WORK TO BE COMPLETED:
Starting with the first line of the listing, quote each line exactly until and including the one with "import * as", leaving pictures out.

DATA PROVIDED:
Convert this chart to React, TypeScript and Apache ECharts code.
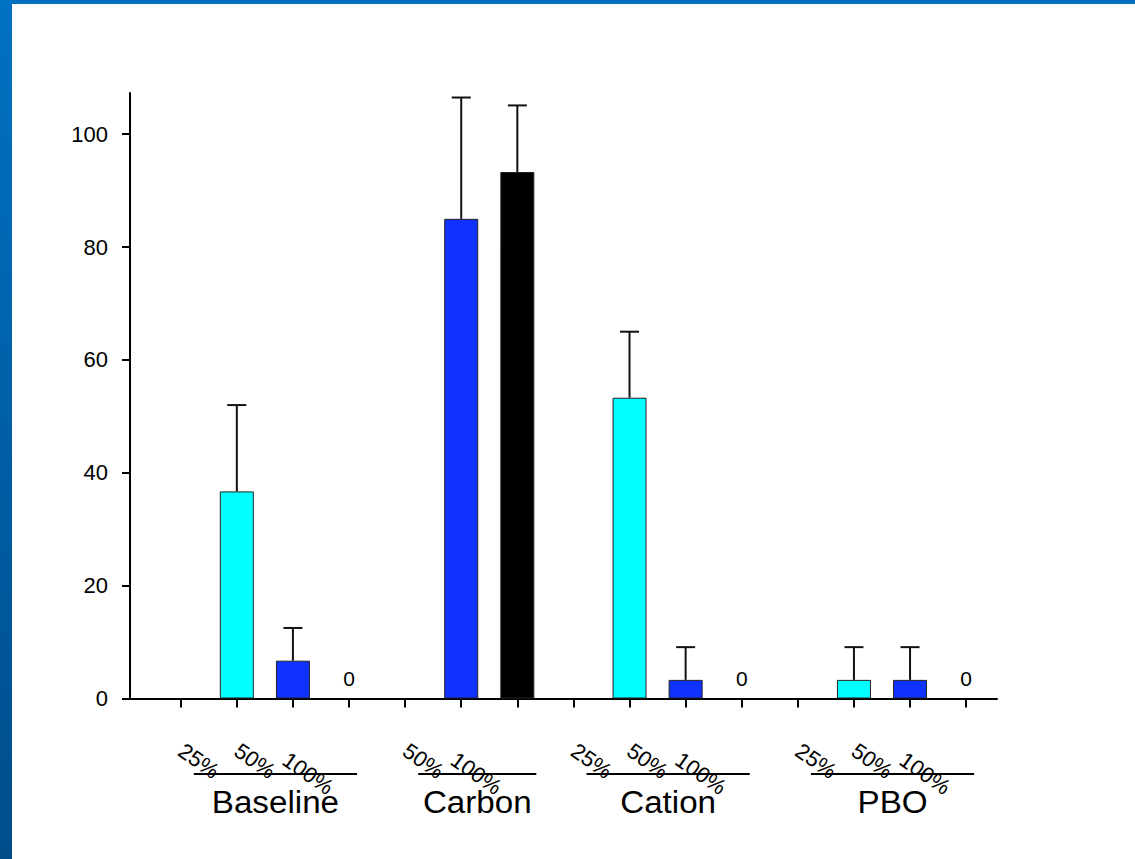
import React, { useEffect, useRef } from "react";
import * as echarts from "echarts";

// ---- data ----
const slotLabels = ["", "25%", "50%", "100%", "", "50%", "100%", "", "25%", "50%", "100%", "", "25%", "50%", "100%"];
const groupNames = ["Baseline", "Carbon", "Cation", "PBO"];
const groupFirstSlot = [1, 5, 8, 12];
const groupLastSlot = [3, 6, 10, 14];
const means: (number | null)[] = [null, 36.7, 6.7, 0, null, 85.0, 93.3, null, 53.3, 3.3, 0, null, 3.3, 3.3, 0];
const errors: (number | null)[] = [null, 15.3, 5.8, null, null, 21.5, 11.8, null, 11.7, 5.8, null, null, 5.8, 5.8, null];
const yTicks = [0, 20, 40, 60, 80, 100];
const xTicks = [0, 1, 2, 3, 4, 5, 6, 7, 8, 9, 10, 11, 12, 13, 14];
const levelColors: Record<string, string> = { "25%": "#00FFFF", "50%": "#0F32FF", "100%": "#000000" };

const FONT = "'Liberation Sans', Arial, Helvetica, sans-serif";

export default function App() {
  const ref = useRef<HTMLDivElement>(null);

  useEffect(() => {
    if (!ref.current) return;
    const chart = echarts.init(ref.current, undefined, { renderer: "svg" });

    const barData: any[] = [];
    means.forEach((m, i) => {
      if (m === null) return;
      barData.push({
        value: [i, m],
        itemStyle: { color: levelColors[slotLabels[i]], borderColor: "#222", borderWidth: m > 0 ? 1 : 0 },
      });
    });
    const errData: any[] = [];
    errors.forEach((e, i) => {
      if (e === null || means[i] === null) return;
      errData.push([i, means[i], e]);
    });

    chart.setOption({
      animation: false,
      backgroundColor: "#ffffff",
      grid: { left: 130, right: 138, top: 93, bottom: 160.5, containLabel: false },
      xAxis: {
        type: "value",
        min: -0.904,
        max: 14.55,
        axisLine: { show: true, onZero: false, lineStyle: { color: "#000", width: 2 } },
        axisTick: { show: true, inside: false, length: 9, customValues: xTicks, lineStyle: { color: "#000", width: 2 } },
        axisLabel: { show: false },
        splitLine: { show: false },
      },
      yAxis: {
        type: "value",
        min: 0,
        max: 107.3,
        axisLine: { show: true, onZero: false, lineStyle: { color: "#000", width: 2 } },
        axisTick: { show: true, inside: false, length: 8, customValues: yTicks, lineStyle: { color: "#000", width: 2 } },
        axisLabel: { show: true, customValues: yTicks, fontSize: 22, color: "#000", fontFamily: FONT, margin: 22 },
        splitLine: { show: false },
      },
      series: [
        {
          type: "bar",
          barWidth: 34,
          data: barData,
          label: {
            show: true,
            position: "top",
            distance: 10,
            fontSize: 21,
            color: "#000",
            fontFamily: FONT,
            formatter: (p: any) => (p.value[1] === 0 ? "0" : ""),
          },
          z: 2,
        },
        {
          type: "custom",
          z: 3,
          data: errData,
          encode: { x: 0, y: 1 },
          renderItem: (params: any, api: any) => {
            const x = api.value(0);
            const m = api.value(1);
            const e = api.value(2);
            const base = api.coord([x, m]);
            const top = api.coord([x, m + e]);
            const hw = 9.5;
            return {
              type: "group",
              children: [
                { type: "line", shape: { x1: base[0], y1: base[1], x2: top[0], y2: top[1] }, style: { stroke: "#111", lineWidth: 2 } },
                { type: "line", shape: { x1: top[0] - hw, y1: top[1], x2: top[0] + hw, y2: top[1] }, style: { stroke: "#111", lineWidth: 2 } },
              ],
            };
          },
        },
      ],
    });

    const px = (i: number) => chart.convertToPixel({ xAxisIndex: 0, yAxisIndex: 0 } as any, [i, 0]) as number[];
    const graphics: any[] = [
      { type: "rect", shape: { x: 0, y: 0, width: 1135, height: 4 }, style: { fill: "#0070C0" }, z: 10 },
      {
        type: "rect",
        shape: { x: 0, y: 0, width: 12, height: 859 },
        style: {
          fill: new echarts.graphic.LinearGradient(0, 0, 0, 1, [
            { offset: 0, color: "#0071C3" },
            { offset: 1, color: "#004D8A" },
          ]),
        },
        z: 10,
      },
    ];
    slotLabels.forEach((lab, i) => {
      if (!lab) return;
      const p = px(i);
      const long = lab.length > 3;
      graphics.push({
        type: "text",
        x: p[0] + (long ? -41 : -38),
        y: p[1] + (long ? 75 : 62.5),
        rotation: (-35 * Math.PI) / 180,
        style: { text: lab, fontSize: 22, fontFamily: FONT, fill: "#000", align: "center", verticalAlign: "middle" },
        z: 5,
      });
    });
    groupNames.forEach((g, k) => {
      const a = px(groupFirstSlot[k]);
      const b = px(groupLastSlot[k]);
      const x1 = a[0] - 43;
      const x2 = b[0] + (groupLastSlot[k] - groupFirstSlot[k] === 1 ? 19 : 8);
      const y = a[1] + 75.5;
      graphics.push({ type: "line", shape: { x1, y1: y, x2, y2: y }, style: { stroke: "#000", lineWidth: 2 }, z: 4 });
      graphics.push({
        type: "text",
        x: (x1 + x2) / 2,
        y: a[1] + 104,
        scaleX: 1.07,
        style: { text: g, fontSize: 31, fontFamily: FONT, fill: "#000", align: "center", verticalAlign: "middle" },
        z: 5,
      });
    });
    chart.setOption({ graphic: graphics });

    return () => chart.dispose();
  }, []);

  return <div ref={ref} style={{ position: "absolute", left: 0, top: 0, width: 1135, height: 859 }} />;
}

THE ANSWER:
Convert this chart to React, TypeScript and Apache ECharts code.
import React, { useEffect, useRef } from "react";
import * as echarts from "echarts";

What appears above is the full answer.